How to get your children off their phones

 

By Walter Kerr
Co-founder

It’s the question parents ask me most. In any talk I give, it’s the time parents get out their notebook, jot down ideas on their phones.  

“My child’s getting sulky, they don’t talk to me anymore, dinners with them are like pulling teeth.”

There’s no silver bullet to getting your children off their phones. More widely, there’s a broader argument as to whether prohibition is in fact the best way to do so - movements like Smartphone Free Childhood have been decisive (and brilliant) in lobbying what the government will likely do to mandate a ban on social media for under 16s, but there’s increasing literature too about how education not prevention around tech use serves a similar benefit. That is discussion for another time.

Whatever the case, there are many good - and simple - things you can do to get your children using their phones less.

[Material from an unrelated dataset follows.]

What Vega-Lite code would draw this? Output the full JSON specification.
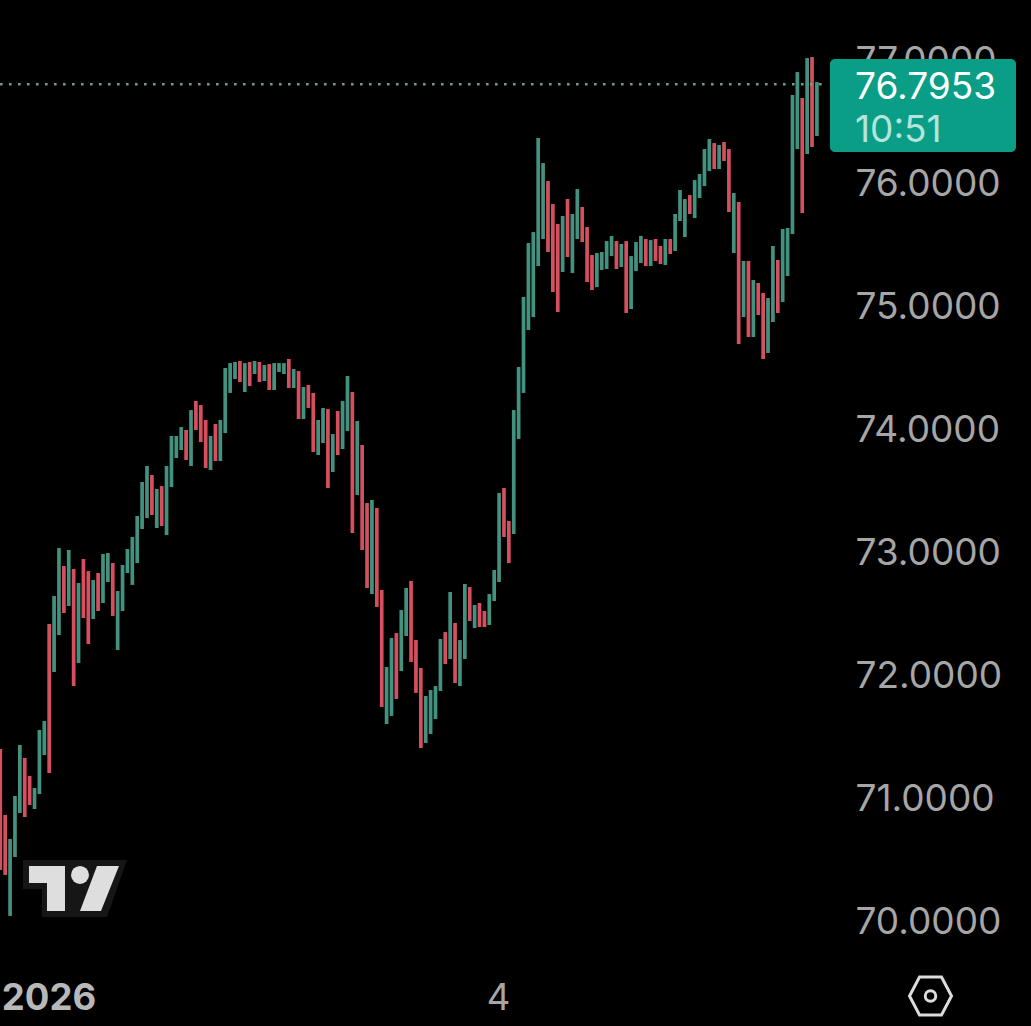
{"$schema":"https://vega.github.io/schema/vega-lite/v6.json","width":1031,"height":1026,"autosize":{"type":"none"},"padding":0,"background":"#000000","config":{"view":{"stroke":null},"font":"Inter"},
"datasets":{"bars":[
{"i":0,"high":71.390,"low":70.407,"dir":"down"},{"i":1,"high":70.854,"low":70.366,"dir":"down"},{"i":2,"high":70.659,"low":70.033,"dir":"up"},{"i":3,"high":71.008,"low":70.512,"dir":"up"},{"i":4,"high":71.423,"low":70.870,"dir":"up"},{"i":5,"high":71.317,"low":70.837,"dir":"down"},{"i":6,"high":71.171,"low":70.935,"dir":"down"},{"i":7,"high":71.073,"low":70.902,"dir":"up"},{"i":8,"high":71.545,"low":71.024,"dir":"up"},{"i":9,"high":71.618,"low":71.341,"dir":"up"},
{"i":10,"high":72.407,"low":71.195,"dir":"down"},{"i":11,"high":72.634,"low":72.016,"dir":"up"},{"i":12,"high":73.024,"low":72.317,"dir":"up"},{"i":13,"high":72.878,"low":72.496,"dir":"down"},{"i":14,"high":73.008,"low":72.553,"dir":"up"},{"i":15,"high":72.854,"low":71.902,"dir":"down"},{"i":16,"high":72.740,"low":72.089,"dir":"up"},{"i":17,"high":72.935,"low":72.455,"dir":"down"},{"i":18,"high":72.837,"low":72.244,"dir":"down"},{"i":19,"high":72.764,"low":72.447,"dir":"up"},
{"i":20,"high":72.821,"low":72.512,"dir":"down"},{"i":21,"high":72.976,"low":72.577,"dir":"up"},{"i":22,"high":72.984,"low":72.748,"dir":"up"},{"i":23,"high":72.902,"low":72.472,"dir":"down"},{"i":24,"high":72.675,"low":72.195,"dir":"up"},{"i":25,"high":72.886,"low":72.512,"dir":"up"},{"i":26,"high":73.016,"low":72.821,"dir":"up"},{"i":27,"high":73.114,"low":72.724,"dir":"up"},{"i":28,"high":73.285,"low":72.902,"dir":"up"},{"i":29,"high":73.561,"low":73.179,"dir":"up"},
{"i":30,"high":73.691,"low":73.268,"dir":"up"},{"i":31,"high":73.618,"low":73.293,"dir":"down"},{"i":32,"high":73.504,"low":73.187,"dir":"up"},{"i":33,"high":73.528,"low":73.203,"dir":"down"},{"i":34,"high":73.691,"low":73.130,"dir":"up"},{"i":35,"high":73.935,"low":73.520,"dir":"up"},{"i":36,"high":73.935,"low":73.756,"dir":"up"},{"i":37,"high":74.008,"low":73.821,"dir":"up"},{"i":38,"high":73.984,"low":73.740,"dir":"down"},{"i":39,"high":74.146,"low":73.691,"dir":"up"},
{"i":40,"high":74.220,"low":73.984,"dir":"down"},{"i":41,"high":74.187,"low":73.886,"dir":"down"},{"i":42,"high":74.065,"low":73.675,"dir":"down"},{"i":43,"high":73.935,"low":73.659,"dir":"up"},{"i":44,"high":74.033,"low":73.732,"dir":"down"},{"i":45,"high":74.065,"low":73.732,"dir":"up"},{"i":46,"high":74.488,"low":73.959,"dir":"up"},{"i":47,"high":74.528,"low":74.285,"dir":"up"},{"i":48,"high":74.537,"low":74.398,"dir":"up"},{"i":49,"high":74.545,"low":74.374,"dir":"down"},
{"i":50,"high":74.528,"low":74.293,"dir":"up"},{"i":51,"high":74.537,"low":74.341,"dir":"down"},{"i":52,"high":74.545,"low":74.439,"dir":"up"},{"i":53,"high":74.537,"low":74.374,"dir":"down"},{"i":54,"high":74.512,"low":74.382,"dir":"up"},{"i":55,"high":74.520,"low":74.309,"dir":"down"},{"i":56,"high":74.528,"low":74.309,"dir":"up"},{"i":57,"high":74.528,"low":74.455,"dir":"up"},{"i":58,"high":74.528,"low":74.439,"dir":"up"},{"i":59,"high":74.561,"low":74.325,"dir":"down"},
{"i":60,"high":74.480,"low":74.325,"dir":"up"},{"i":61,"high":74.463,"low":74.073,"dir":"down"},{"i":62,"high":74.333,"low":74.073,"dir":"up"},{"i":63,"high":74.350,"low":74.163,"dir":"down"},{"i":64,"high":74.285,"low":73.805,"dir":"down"},{"i":65,"high":74.065,"low":73.780,"dir":"up"},{"i":66,"high":74.163,"low":73.878,"dir":"up"},{"i":67,"high":74.154,"low":73.512,"dir":"down"},{"i":68,"high":73.951,"low":73.642,"dir":"up"},{"i":69,"high":74.138,"low":73.780,"dir":"down"},
{"i":70,"high":74.220,"low":73.829,"dir":"up"},{"i":71,"high":74.423,"low":73.976,"dir":"up"},{"i":72,"high":74.293,"low":73.146,"dir":"down"},{"i":73,"high":74.057,"low":73.455,"dir":"up"},{"i":74,"high":73.862,"low":73.008,"dir":"down"},{"i":75,"high":73.390,"low":72.699,"dir":"down"},{"i":76,"high":73.415,"low":72.650,"dir":"up"},{"i":77,"high":73.350,"low":72.545,"dir":"down"},{"i":78,"high":72.683,"low":71.732,"dir":"down"},{"i":79,"high":72.057,"low":71.593,"dir":"up"},
{"i":80,"high":72.293,"low":71.659,"dir":"up"},{"i":81,"high":72.333,"low":71.797,"dir":"down"},{"i":82,"high":72.520,"low":72.024,"dir":"up"},{"i":83,"high":72.699,"low":72.309,"dir":"up"},{"i":84,"high":72.756,"low":72.098,"dir":"down"},{"i":85,"high":72.276,"low":71.846,"dir":"down"},{"i":86,"high":72.049,"low":71.398,"dir":"down"},{"i":87,"high":71.821,"low":71.439,"dir":"up"},{"i":88,"high":71.870,"low":71.512,"dir":"up"},{"i":89,"high":71.902,"low":71.634,"dir":"up"},
{"i":90,"high":72.285,"low":71.862,"dir":"up"},{"i":91,"high":72.341,"low":72.081,"dir":"down"},{"i":92,"high":72.667,"low":72.122,"dir":"up"},{"i":93,"high":72.415,"low":71.927,"dir":"down"},{"i":94,"high":72.276,"low":71.902,"dir":"up"},{"i":95,"high":72.732,"low":72.122,"dir":"up"},{"i":96,"high":72.707,"low":72.431,"dir":"down"},{"i":97,"high":72.561,"low":72.374,"dir":"up"},{"i":98,"high":72.577,"low":72.382,"dir":"down"},{"i":99,"high":72.512,"low":72.382,"dir":"down"},
{"i":100,"high":72.650,"low":72.398,"dir":"up"},{"i":101,"high":72.846,"low":72.593,"dir":"up"},{"i":102,"high":73.472,"low":72.748,"dir":"up"},{"i":103,"high":73.512,"low":73.114,"dir":"down"},{"i":104,"high":73.244,"low":72.902,"dir":"down"},{"i":105,"high":74.146,"low":73.138,"dir":"up"},{"i":106,"high":74.496,"low":73.911,"dir":"up"},{"i":107,"high":75.065,"low":74.285,"dir":"up"},{"i":108,"high":75.504,"low":74.797,"dir":"up"},{"i":109,"high":75.593,"low":74.902,"dir":"up"},
{"i":110,"high":76.358,"low":75.317,"dir":"up"},{"i":111,"high":76.154,"low":75.537,"dir":"up"},{"i":112,"high":76.008,"low":75.431,"dir":"down"},{"i":113,"high":75.821,"low":75.106,"dir":"down"},{"i":114,"high":75.659,"low":74.943,"dir":"down"},{"i":115,"high":75.724,"low":75.268,"dir":"up"},{"i":116,"high":75.862,"low":75.390,"dir":"down"},{"i":117,"high":75.740,"low":75.260,"dir":"up"},{"i":118,"high":75.943,"low":75.537,"dir":"up"},{"i":119,"high":75.797,"low":75.512,"dir":"down"},
{"i":120,"high":75.634,"low":75.187,"dir":"down"},{"i":121,"high":75.407,"low":75.122,"dir":"down"},{"i":122,"high":75.423,"low":75.146,"dir":"up"},{"i":123,"high":75.431,"low":75.285,"dir":"up"},{"i":124,"high":75.520,"low":75.293,"dir":"up"},{"i":125,"high":75.561,"low":75.398,"dir":"up"},{"i":126,"high":75.520,"low":75.293,"dir":"down"},{"i":127,"high":75.496,"low":75.309,"dir":"up"},{"i":128,"high":75.520,"low":74.935,"dir":"down"},{"i":129,"high":75.398,"low":74.967,"dir":"up"},
{"i":130,"high":75.512,"low":75.276,"dir":"up"},{"i":131,"high":75.561,"low":75.341,"dir":"up"},{"i":132,"high":75.537,"low":75.317,"dir":"down"},{"i":133,"high":75.528,"low":75.317,"dir":"up"},{"i":134,"high":75.537,"low":75.358,"dir":"down"},{"i":135,"high":75.480,"low":75.333,"dir":"down"},{"i":136,"high":75.537,"low":75.325,"dir":"up"},{"i":137,"high":75.537,"low":75.415,"dir":"down"},{"i":138,"high":75.740,"low":75.439,"dir":"up"},{"i":139,"high":75.935,"low":75.683,"dir":"up"},
{"i":140,"high":75.862,"low":75.553,"dir":"up"},{"i":141,"high":75.894,"low":75.740,"dir":"down"},{"i":142,"high":76.016,"low":75.707,"dir":"up"},{"i":143,"high":76.065,"low":75.870,"dir":"up"},{"i":144,"high":76.268,"low":75.967,"dir":"up"},{"i":145,"high":76.350,"low":76.089,"dir":"up"},{"i":146,"high":76.317,"low":76.106,"dir":"down"},{"i":147,"high":76.301,"low":76.106,"dir":"up"},{"i":148,"high":76.325,"low":76.171,"dir":"down"},{"i":149,"high":76.268,"low":75.756,"dir":"down"},
{"i":150,"high":75.911,"low":75.423,"dir":"up"},{"i":151,"high":75.837,"low":74.683,"dir":"down"},{"i":152,"high":75.358,"low":74.902,"dir":"up"},{"i":153,"high":75.358,"low":74.740,"dir":"down"},{"i":154,"high":75.203,"low":74.740,"dir":"up"},{"i":155,"high":75.179,"low":74.919,"dir":"down"},{"i":156,"high":75.098,"low":74.561,"dir":"down"},{"i":157,"high":75.057,"low":74.610,"dir":"up"},{"i":158,"high":75.480,"low":74.862,"dir":"up"},{"i":159,"high":75.366,"low":74.935,"dir":"down"},
{"i":160,"high":75.618,"low":75.024,"dir":"up"},{"i":161,"high":75.626,"low":75.236,"dir":"up"},{"i":162,"high":76.707,"low":75.577,"dir":"up"},{"i":163,"high":76.894,"low":76.268,"dir":"up"},{"i":164,"high":76.683,"low":75.748,"dir":"down"},{"i":165,"high":77.008,"low":76.228,"dir":"up"},{"i":166,"high":77.016,"low":76.285,"dir":"down"},{"i":167,"high":76.813,"low":76.374,"dir":"up"}
]},
"layer":[
{"data":{"name":"bars"},"mark":{"type":"rule","strokeWidth":3.7},"encoding":{
"x":{"field":"i","type":"quantitative","scale":{"domain":[-0.06,210.78],"nice":false,"zero":false},"title":null,"axis":{"orient":"bottom","offset":-28,"title":null,"values":[9.86,101.78],"labelExpr":"datum.value<50?'2026':'4'","grid":false,"domain":false,"ticks":false,"labelPadding":0,"labelBaseline":"middle","labelAlign":"center","labelFlush":false,"labelOverlap":false,"labelFont":"Inter","labelFontSize":36.5,"labelColor":{"condition":{"test":"datum.value<50","value":"#b8b8b8"},"value":"#a6a6a6"},"labelFontWeight":{"condition":{"test":"datum.value<50","value":"bold"},"value":"normal"}}},
"y":{"field":"low","type":"quantitative","scale":{"domain":[69.138,77.48],"nice":false,"zero":false},"title":null,"axis":{"orient":"right","offset":-176,"title":null,"values":[70,71,72,73,74,75,76,77],"format":".4f","grid":false,"domain":false,"ticks":false,"labelPadding":0,"labelOffset":2.5,"labelAlign":"left","labelBaseline":"middle","labelFlush":false,"labelOverlap":false,"labelFont":"Inter","labelFontSize":37,"labelColor":"#a6a6a6"}},
"y2":{"field":"high"},
"color":{"field":"dir","type":"nominal","legend":null,"scale":{"domain":["up","down"],"range":["#43917f","#d64f5e"]}}}},
{"data":{"values":[{"start":-0.06,"end":168.65,"price":76.7953}]},"mark":{"type":"rule","strokeWidth":2.6,"strokeDash":[2.6,6.4],"color":"#6b9c90"},"encoding":{"x":{"field":"start","type":"quantitative","title":null},"x2":{"field":"end"},"y":{"field":"price","type":"quantitative","title":null}}},
{"data":{"values":[{"x0":169.67,"x1":207.71,"top":77.0,"bottom":76.244}]},"mark":{"type":"rect","color":"#0a9e87","cornerRadius":5},"encoding":{"x":{"field":"x0","type":"quantitative","title":null},"x2":{"field":"x1"},"y":{"field":"top","type":"quantitative","title":null},"y2":{"field":"bottom"}}},
{"data":{"values":[{"x":174.8,"price":76.764,"label":"76.7953"}]},"mark":{"type":"text","align":"left","baseline":"middle","font":"Inter","fontSize":37,"color":"#ffffff"},"encoding":{"x":{"field":"x","type":"quantitative","title":null},"y":{"field":"price","type":"quantitative","title":null},"text":{"field":"label"}}},
{"data":{"values":[{"x":174.8,"price":76.417,"label":"10:51"}]},"mark":{"type":"text","align":"left","baseline":"middle","font":"Inter","fontSize":37,"color":"#b4e4da"},"encoding":{"x":{"field":"x","type":"quantitative","title":null},"y":{"field":"price","type":"quantitative","title":null},"text":{"field":"label"}}},
{"data":{"values":[{"x":15.07,"price":70.26}]},"mark":{"type":"point","filled":true,"opacity":1,"size":40000,"color":"#161616","shape":"M-0.51 -0.28L0.53 -0.28L0.33 0.29L-0.32 0.29L-0.32 0.01L-0.51 0.01Z"},"encoding":{"x":{"field":"x","type":"quantitative","title":null},"y":{"field":"price","type":"quantitative","title":null}}},
{"data":{"values":[{"x":15.07,"price":70.26}]},"mark":{"type":"point","filled":true,"opacity":1,"size":40000,"color":"#dedede","shape":"M-0.45 -0.22L-0.09 -0.22L-0.09 0.23L-0.27 0.23L-0.27 -0.05L-0.45 -0.05ZM0.23 -0.22L0.45 -0.22L0.27 0.23L0.06 0.23Z"},"encoding":{"x":{"field":"x","type":"quantitative","title":null},"y":{"field":"price","type":"quantitative","title":null}}},
{"data":{"values":[{"x":16.3,"price":70.366}]},"mark":{"type":"point","shape":"circle","filled":true,"opacity":1,"size":324,"color":"#dedede"},"encoding":{"x":{"field":"x","type":"quantitative","title":null},"y":{"field":"price","type":"quantitative","title":null}}},
{"data":{"values":[{"x":190.23,"price":69.382}]},"mark":{"type":"point","filled":false,"opacity":1,"size":40000,"color":"#dcdcdc","strokeWidth":3,"shape":"M-0.21 0L-0.11 -0.19L0.11 -0.19L0.21 0L0.11 0.19L-0.11 0.19Z"},"encoding":{"x":{"field":"x","type":"quantitative","title":null},"y":{"field":"price","type":"quantitative","title":null}}},
{"data":{"values":[{"x":190.23,"price":69.382}]},"mark":{"type":"point","shape":"circle","filled":false,"opacity":1,"size":110,"color":"#dcdcdc","strokeWidth":3},"encoding":{"x":{"field":"x","type":"quantitative","title":null},"y":{"field":"price","type":"quantitative","title":null}}}
]}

Here are some things to remember:

Your emails are their Instagram

Children are extraordinary mimics. Accusations of “pot, kettle” are rife within families. Before you say a word to your child about their screen time, take your phone off the table. Are you checking emails at dinner? Scrolling in bed? Reaching for your phone the moment a conversation lulls? You lose all leverage if you’re on your phone in front of them.

Analog is back

Prohibition has a peculiar way of making things more attractive. Tell a teenager they can't have something and you've essentially told them it's worth having. You need only look at some of the disasters around recent boarding school phone policy to understand what prohibition does to children’s attitudes towards phone use. Rather than waging a war you'll likely lose, think about making the phone less interesting. Or make having a brick phone a cool thing to have.

Gamify the alternatives

However much we don’t want to admit it, managing your children’s phone use is still a game of negotiation, give and take. Spend your half-term on a phone-free retreat; create a game of streaks to see how many nights you can spend together off your phones.

War and Peace can wait

Phone use and reading books are hand-in-glove issues when I speak to parents, so it’s worth two cents on how to get children to read more. I read the Glory Gardens cricket series until I was at least 14. At least I was reading, so said mum. Don’t worry if they aren’t reading German poetry – just get them reading something. It’s a trite example, but if they love whodunnit TV shows, get them reading John le Carré; if they love sport, autobiographies are a great starting point.

Opportunity cost

The key takeaway for me in reading Jonathan Height’s ‘The Anxious Generation’ was not necessarily the figures or statistics of tech use. It was in describing the opportunity cost of always being on your phone that struck me most as the prevailing takeaway for any parent.

It’s what a child is not doing if they are inside on their phone: a lack of play, a lack of being bored, a lack of imagination. Forget actually being on a phone and think about what they're foregoing. That to me is how you get a child off their phone.